Andrew Anderson said...

Not having a JG is insane ... Calgacus

No it isn't since before the means of production were stolen, being self-employed (e.g. family farms and businesses) was the norm. That in no way prevented trade and the division of labor.

The goal then should be justice and justice requires the return of stolen property or equivalent compensation if that is not feasible*.

*E.g. Rather than attempt to break up a large company, its common stock can be equally distributed to all citizens.

Tom Hickey said...

Truman was responsible for setting up the CIA and laying the groundwork for the US deep state on his watch.

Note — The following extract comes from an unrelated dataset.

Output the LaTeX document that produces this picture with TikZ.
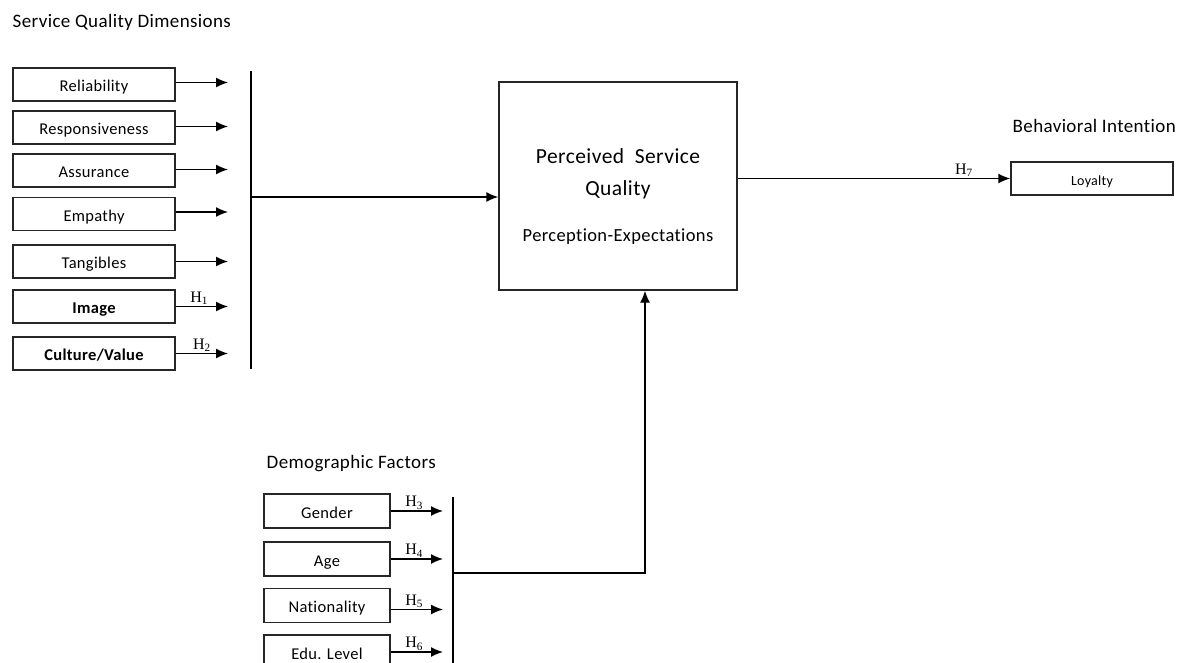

He later said it was a mistake and if he had realized the consequences he never would have done it.

This was one of the biggest blunders in the history of the known universe.

Would Wallace have? We'll never know now.

Calgacus said...

Andrew - Like most, you focus on side issues more relevant to beasts or gods, not human beings, obsess about possessions, land, physical property. Whatever, who cares, it isn't important. Have it in common, or let everybody have a robot army on their own asteroid. But have a society and focus on the individual PEOPLE and how they are treated in a society.

Just start talking about society and not side issues for a minute and go to the two guys on a desert island case so beloved by economists. Your ideas are inchoate and insanely unjust if they forestall a job guarantee in a monetary economy. Who elected you (or anybody else who thinks they have the right to disemploy any member of society) der Fuhrer? Do that, and they have every moral right to rob you, take away, your, Arthur Anderson's means of production, family farm and business - because you just did it to them. Your ignorance that you just did it to them is no excuse.

Think about how it works in a family or a village. Does it ever happen that somebody's offer to work is refused? No. In ancient gift economies, which deep down all economies still are, refusing the offer of a gift is a deadly insult. That makes perfect sense - it is saying you ain't part of this here society. But that is what not having a job guarantee means, refusing the (scarce, valuable) gift offer of would be workers. Such gift refusal obviously prevents "trade and the division of labor". This was universal knowledge in the Neo & Paleo-lithic and in most societies since then, until modern times. But we moderns are adept at not seeing what is in front of our nose: division of labor, trade in goods and services, any economic activity, can't happen without movement, without somebody giving something to somebody else.